Quilter Cheviot|Weekly Comment

Nvidia sends US market to new highs

By Alan McIntosh, Chief Investment Strategist at Quilter Cheviot

Global stock markets advanced last week, boosted by a blockbuster earnings update from Nivida, the US chipmaker. The MSCI All Country World index gained 1.5% (4.9% YTD) to extend its run higher. Fixed interest markets ended the week little changed, with the 10-year gilt yield falling 7 basis points to close at 4.03%.

In a relatively lighter week of economic data one of the main pressing themes of the last 18 months prevailed, as Nvidia’s stellar results after the bell on Wednesday stoked the equity market rally. Nvidia reported a 265% increase in quarterly revenues while making upwards revisions to future sales as the mega cap tech company continues to surpass lofty expectations. Fourth quarter revenues of US$22.1bn comfortably outstripped Wall Street expectations of US$20.4bn, as the firm guided for the top line in the current quarter to rise to US$24bn.

The stock surged to a record high on Thursday, jumping over 16% to leapfrog Amazon and Alphabet and become the third-most valuable US-listed company after Apple and Microsoft. In doing so, Nvidia reached a US$2tn valuation and posted the largest daily increase in market capitalisation in history — a staggering rise of more than US$275bn!

Nvidia boosted US tech indices to their largest daily gain in a year and lifted broad US benchmarks to new all-time highs, up 1.7% on the week (6.9% YTD). Nvidia has been responsible for around a quarter of index gains this year.

Concentration concerns overstated?

Moves of this magnitude from a single stock unsurprisingly lead to some concerns but a couple of reassuring factors should be noted; Nvidia continues to deliver stellar financial results exceeding ambitious expectations and throughout history a large proportion of market returns have come from a relatively small number of stocks.

The ”Magnificent Seven” US tech stocks have hogged the limelight for much of the past year, but there are sizable, albeit slightly lower, levels of concentration seen in European and UK benchmarks. 60% of market returns in Europe came from a relatively small number of stocks last year, the same proportion attributed to the Magnificent Seven in the US.

The GRANOLAS — GSK, Roche, ASML, Nestle, Novartis, Novo Nordisk, L’Oreal, LVMH, AstraZeneca, SAP and Sanofi — provided almost two-thirds of European returns but have received far less attention than US tech. In the UK alone, the top 10 stocks account for approximately 40% of the index. Last week the UK benchmark eked out a 0.1% gain (0.1% YTD) as weakness in energy and mining stocks weighed while the pound edged higher against the US dollar, closing at 1.27.

By Friday’s close, roughly 80% of companies in US large cap benchmarks and 50% of firms in European equivalents had reported earnings.
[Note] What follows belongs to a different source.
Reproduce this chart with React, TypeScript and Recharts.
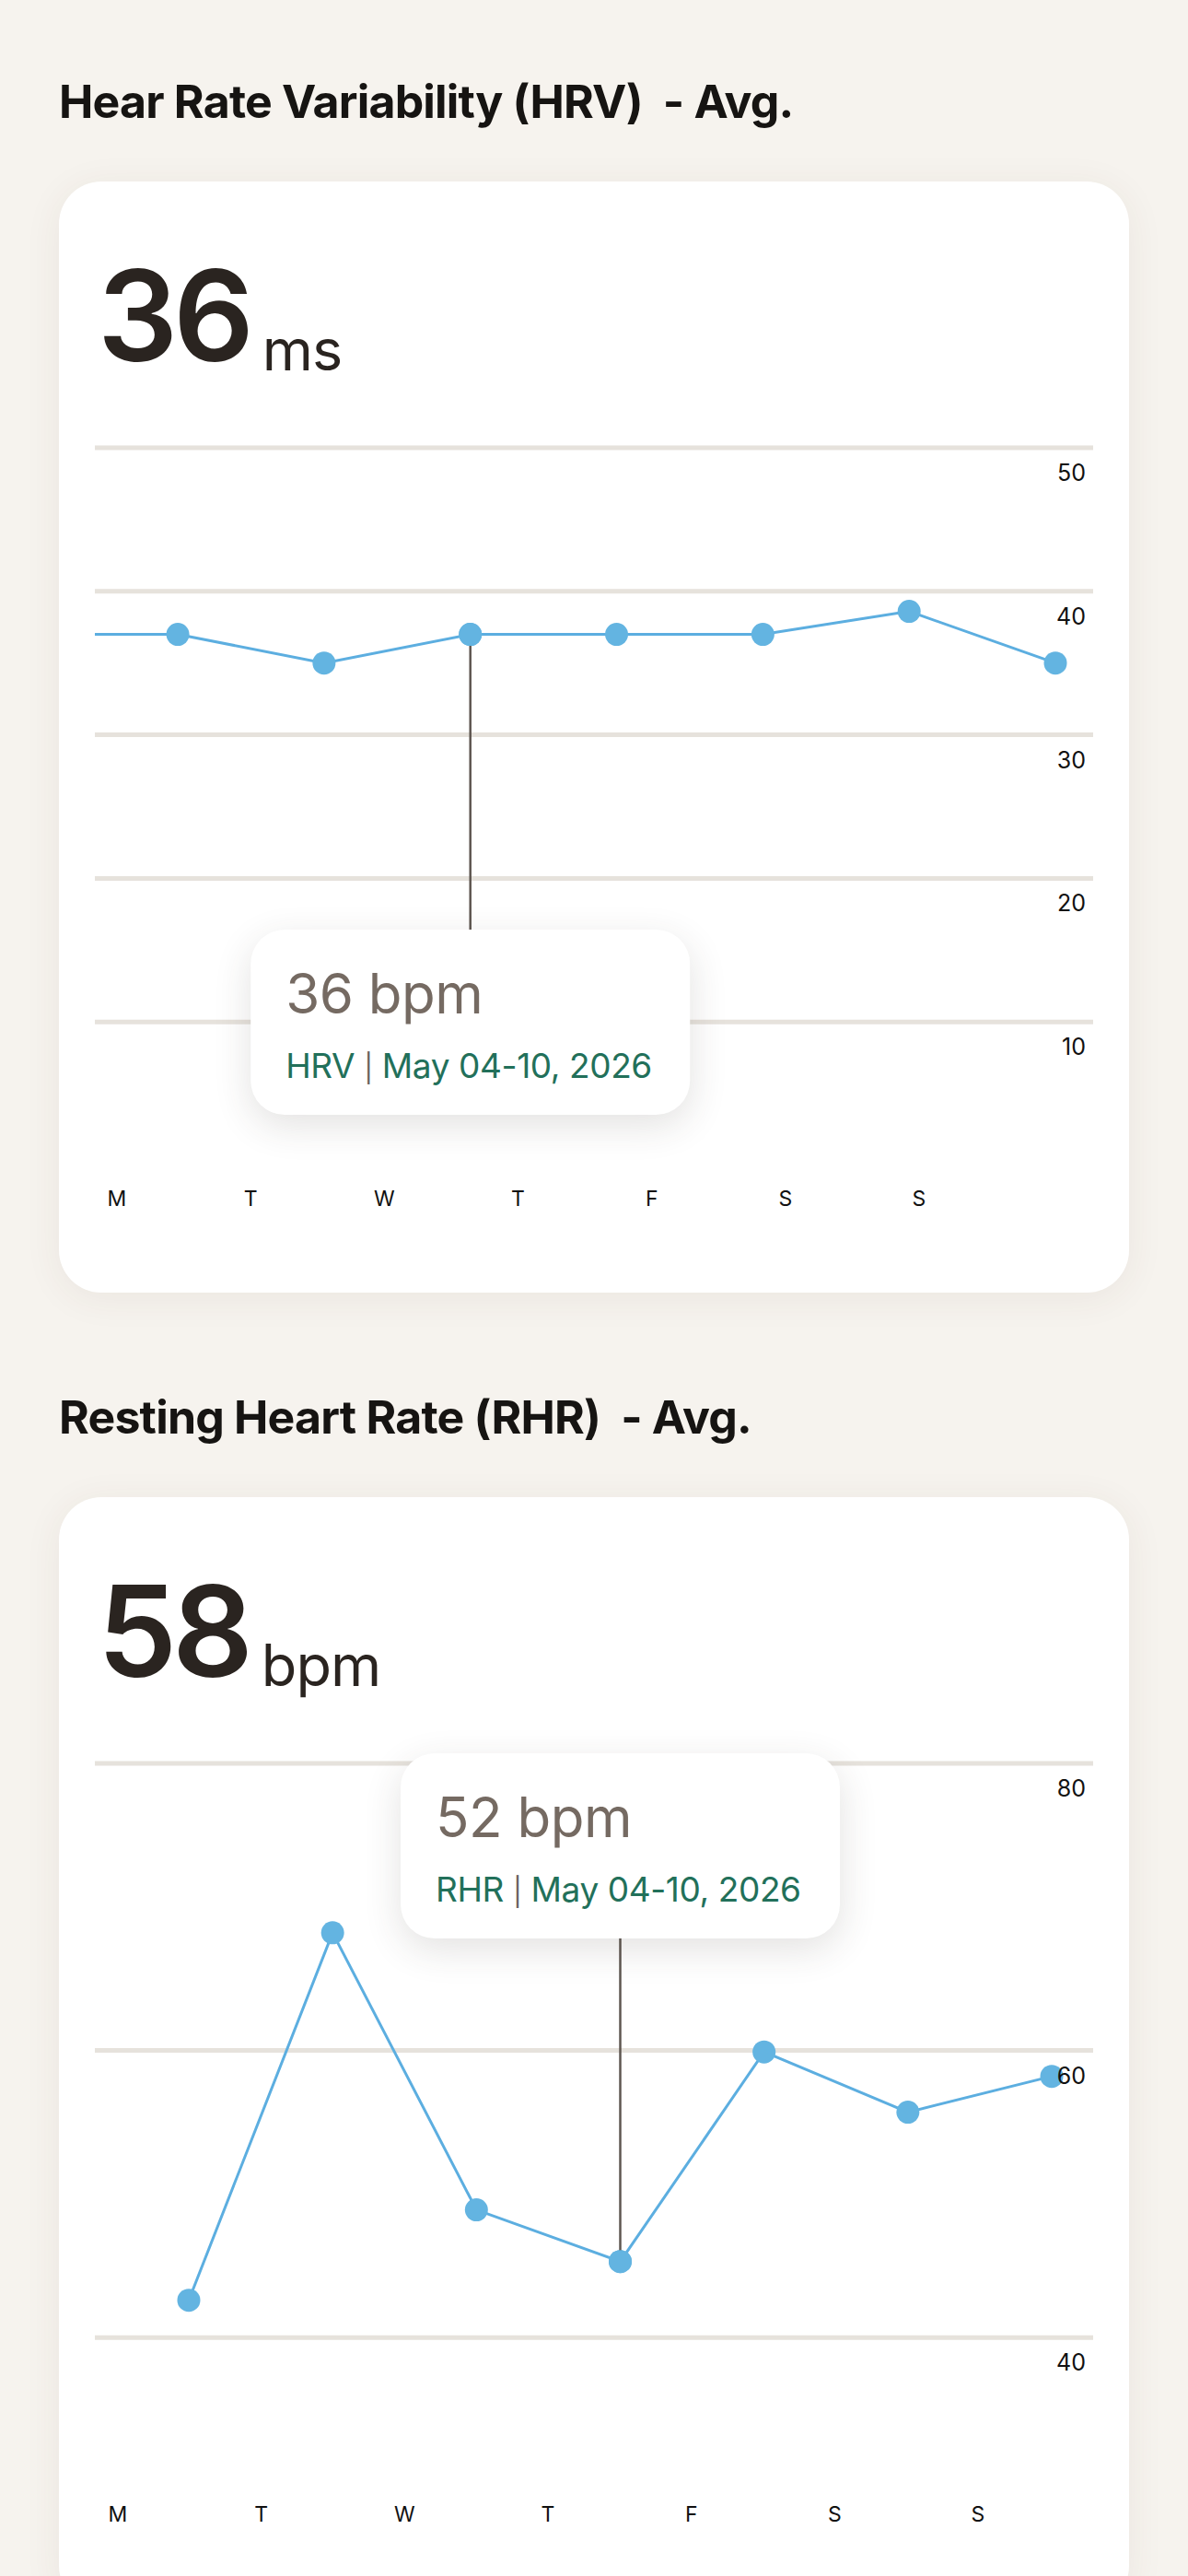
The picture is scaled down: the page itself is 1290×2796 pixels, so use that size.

Overall, results continue to be generally ok, with the stronger US updates largely be explained by sector skew and the greater exposure to tech.

The MSCI Europe ex UK added 1.4% last week (4.8% YTD), with German (1.8%, 4.0% YTD), French (2.6%, 5.8% YTD) and Italian (3.1%, 8.2% YTD) bourses all outperforming. Elsewhere, Japanese stocks hit new all-time highs for the first time since December 1989.